§ **SUPPLIED DATA**:
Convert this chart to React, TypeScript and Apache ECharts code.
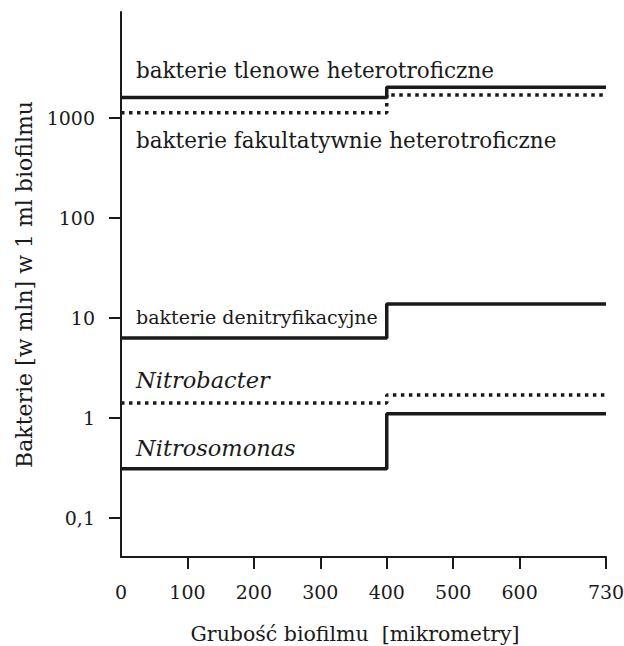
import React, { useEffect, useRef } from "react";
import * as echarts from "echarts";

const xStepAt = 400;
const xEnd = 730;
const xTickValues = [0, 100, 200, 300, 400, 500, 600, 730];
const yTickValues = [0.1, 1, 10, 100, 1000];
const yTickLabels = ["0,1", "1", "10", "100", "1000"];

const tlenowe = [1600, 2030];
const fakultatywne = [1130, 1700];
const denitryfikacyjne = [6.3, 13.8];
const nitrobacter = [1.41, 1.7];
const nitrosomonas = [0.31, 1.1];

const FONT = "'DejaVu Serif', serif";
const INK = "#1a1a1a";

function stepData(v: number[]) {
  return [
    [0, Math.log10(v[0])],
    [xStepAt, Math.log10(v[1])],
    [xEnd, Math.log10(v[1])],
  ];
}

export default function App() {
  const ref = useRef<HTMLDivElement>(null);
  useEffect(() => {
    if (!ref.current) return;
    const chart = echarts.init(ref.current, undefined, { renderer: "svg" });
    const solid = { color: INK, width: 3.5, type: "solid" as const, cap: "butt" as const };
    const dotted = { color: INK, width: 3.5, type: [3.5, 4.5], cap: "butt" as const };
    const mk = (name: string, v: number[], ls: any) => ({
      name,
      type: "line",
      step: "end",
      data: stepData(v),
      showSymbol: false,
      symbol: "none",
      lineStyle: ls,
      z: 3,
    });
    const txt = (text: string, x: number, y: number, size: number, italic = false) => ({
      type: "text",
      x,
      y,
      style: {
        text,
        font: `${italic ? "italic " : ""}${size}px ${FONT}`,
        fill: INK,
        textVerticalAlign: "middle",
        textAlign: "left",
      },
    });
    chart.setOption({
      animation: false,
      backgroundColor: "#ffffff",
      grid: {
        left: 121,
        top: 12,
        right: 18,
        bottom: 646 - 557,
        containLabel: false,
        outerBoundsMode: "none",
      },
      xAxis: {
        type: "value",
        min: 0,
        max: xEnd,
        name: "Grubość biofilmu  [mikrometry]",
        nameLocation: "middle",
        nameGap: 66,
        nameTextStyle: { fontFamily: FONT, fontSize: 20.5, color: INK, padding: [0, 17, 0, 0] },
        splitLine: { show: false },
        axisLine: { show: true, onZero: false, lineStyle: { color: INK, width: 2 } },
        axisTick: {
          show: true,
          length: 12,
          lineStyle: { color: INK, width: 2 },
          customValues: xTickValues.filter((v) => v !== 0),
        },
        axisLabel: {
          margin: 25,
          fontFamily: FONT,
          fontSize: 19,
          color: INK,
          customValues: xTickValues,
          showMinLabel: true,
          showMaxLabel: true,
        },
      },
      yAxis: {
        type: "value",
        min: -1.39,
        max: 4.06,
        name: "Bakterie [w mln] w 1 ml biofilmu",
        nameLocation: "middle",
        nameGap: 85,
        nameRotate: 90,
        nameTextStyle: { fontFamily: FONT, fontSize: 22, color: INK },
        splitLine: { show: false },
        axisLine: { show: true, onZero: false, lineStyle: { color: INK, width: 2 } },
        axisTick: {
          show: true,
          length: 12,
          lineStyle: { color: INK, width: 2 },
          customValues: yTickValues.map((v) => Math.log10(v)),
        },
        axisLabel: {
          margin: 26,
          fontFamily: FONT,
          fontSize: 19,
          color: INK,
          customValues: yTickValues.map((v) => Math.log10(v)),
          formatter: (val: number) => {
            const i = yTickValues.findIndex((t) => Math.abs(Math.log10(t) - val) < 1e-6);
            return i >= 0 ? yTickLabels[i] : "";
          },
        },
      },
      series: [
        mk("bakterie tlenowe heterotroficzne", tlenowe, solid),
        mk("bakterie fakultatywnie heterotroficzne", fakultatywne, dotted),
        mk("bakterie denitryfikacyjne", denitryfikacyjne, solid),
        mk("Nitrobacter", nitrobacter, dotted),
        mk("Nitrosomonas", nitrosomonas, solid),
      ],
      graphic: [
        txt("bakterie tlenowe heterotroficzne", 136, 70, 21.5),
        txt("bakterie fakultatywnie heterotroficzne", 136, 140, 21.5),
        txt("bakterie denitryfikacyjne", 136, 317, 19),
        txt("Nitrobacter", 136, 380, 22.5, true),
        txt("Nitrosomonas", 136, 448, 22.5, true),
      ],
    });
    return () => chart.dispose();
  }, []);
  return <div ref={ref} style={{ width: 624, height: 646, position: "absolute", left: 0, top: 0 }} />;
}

§ **THE PROBLEM**: Reproduce the whole listing word for word, setting aside any pictures.

§ **COMPLETE RESPONSE**:
Convert this chart to React, TypeScript and Apache ECharts code.
import React, { useEffect, useRef } from "react";
import * as echarts from "echarts";

const xStepAt = 400;
const xEnd = 730;
const xTickValues = [0, 100, 200, 300, 400, 500, 600, 730];
const yTickValues = [0.1, 1, 10, 100, 1000];
const yTickLabels = ["0,1", "1", "10", "100", "1000"];

const tlenowe = [1600, 2030];
const fakultatywne = [1130, 1700];
const denitryfikacyjne = [6.3, 13.8];
const nitrobacter = [1.41, 1.7];
const nitrosomonas = [0.31, 1.1];

const FONT = "'DejaVu Serif', serif";
const INK = "#1a1a1a";

function stepData(v: number[]) {
  return [
    [0, Math.log10(v[0])],
    [xStepAt, Math.log10(v[1])],
    [xEnd, Math.log10(v[1])],
  ];
}

export default function App() {
  const ref = useRef<HTMLDivElement>(null);
  useEffect(() => {
    if (!ref.current) return;
    const chart = echarts.init(ref.current, undefined, { renderer: "svg" });
    const solid = { color: INK, width: 3.5, type: "solid" as const, cap: "butt" as const };
    const dotted = { color: INK, width: 3.5, type: [3.5, 4.5], cap: "butt" as const };
    const mk = (name: string, v: number[], ls: any) => ({
      name,
      type: "line",
      step: "end",
      data: stepData(v),
      showSymbol: false,
      symbol: "none",
      lineStyle: ls,
      z: 3,
    });
    const txt = (text: string, x: number, y: number, size: number, italic = false) => ({
      type: "text",
      x,
      y,
      style: {
        text,
        font: `${italic ? "italic " : ""}${size}px ${FONT}`,
        fill: INK,
        textVerticalAlign: "middle",
        textAlign: "left",
      },
    });
    chart.setOption({
      animation: false,
      backgroundColor: "#ffffff",
      grid: {
        left: 121,
        top: 12,
        right: 18,
        bottom: 646 - 557,
        containLabel: false,
        outerBoundsMode: "none",
      },
      xAxis: {
        type: "value",
        min: 0,
        max: xEnd,
        name: "Grubość biofilmu  [mikrometry]",
        nameLocation: "middle",
        nameGap: 66,
        nameTextStyle: { fontFamily: FONT, fontSize: 20.5, color: INK, padding: [0, 17, 0, 0] },
        splitLine: { show: false },
        axisLine: { show: true, onZero: false, lineStyle: { color: INK, width: 2 } },
        axisTick: {
          show: true,
          length: 12,
          lineStyle: { color: INK, width: 2 },
          customValues: xTickValues.filter((v) => v !== 0),
        },
        axisLabel: {
          margin: 25,
          fontFamily: FONT,
          fontSize: 19,
          color: INK,
          customValues: xTickValues,
          showMinLabel: true,
          showMaxLabel: true,
        },
      },
      yAxis: {
        type: "value",
        min: -1.39,
        max: 4.06,
        name: "Bakterie [w mln] w 1 ml biofilmu",
        nameLocation: "middle",
        nameGap: 85,
        nameRotate: 90,
        nameTextStyle: { fontFamily: FONT, fontSize: 22, color: INK },
        splitLine: { show: false },
        axisLine: { show: true, onZero: false, lineStyle: { color: INK, width: 2 } },
        axisTick: {
          show: true,
          length: 12,
          lineStyle: { color: INK, width: 2 },
          customValues: yTickValues.map((v) => Math.log10(v)),
        },
        axisLabel: {
          margin: 26,
          fontFamily: FONT,
          fontSize: 19,
          color: INK,
          customValues: yTickValues.map((v) => Math.log10(v)),
          formatter: (val: number) => {
            const i = yTickValues.findIndex((t) => Math.abs(Math.log10(t) - val) < 1e-6);
            return i >= 0 ? yTickLabels[i] : "";
          },
        },
      },
      series: [
        mk("bakterie tlenowe heterotroficzne", tlenowe, solid),
        mk("bakterie fakultatywnie heterotroficzne", fakultatywne, dotted),
        mk("bakterie denitryfikacyjne", denitryfikacyjne, solid),
        mk("Nitrobacter", nitrobacter, dotted),
        mk("Nitrosomonas", nitrosomonas, solid),
      ],
      graphic: [
        txt("bakterie tlenowe heterotroficzne", 136, 70, 21.5),
        txt("bakterie fakultatywnie heterotroficzne", 136, 140, 21.5),
        txt("bakterie denitryfikacyjne", 136, 317, 19),
        txt("Nitrobacter", 136, 380, 22.5, true),
        txt("Nitrosomonas", 136, 448, 22.5, true),
      ],
    });
    return () => chart.dispose();
  }, []);
  return <div ref={ref} style={{ width: 624, height: 646, position: "absolute", left: 0, top: 0 }} />;
}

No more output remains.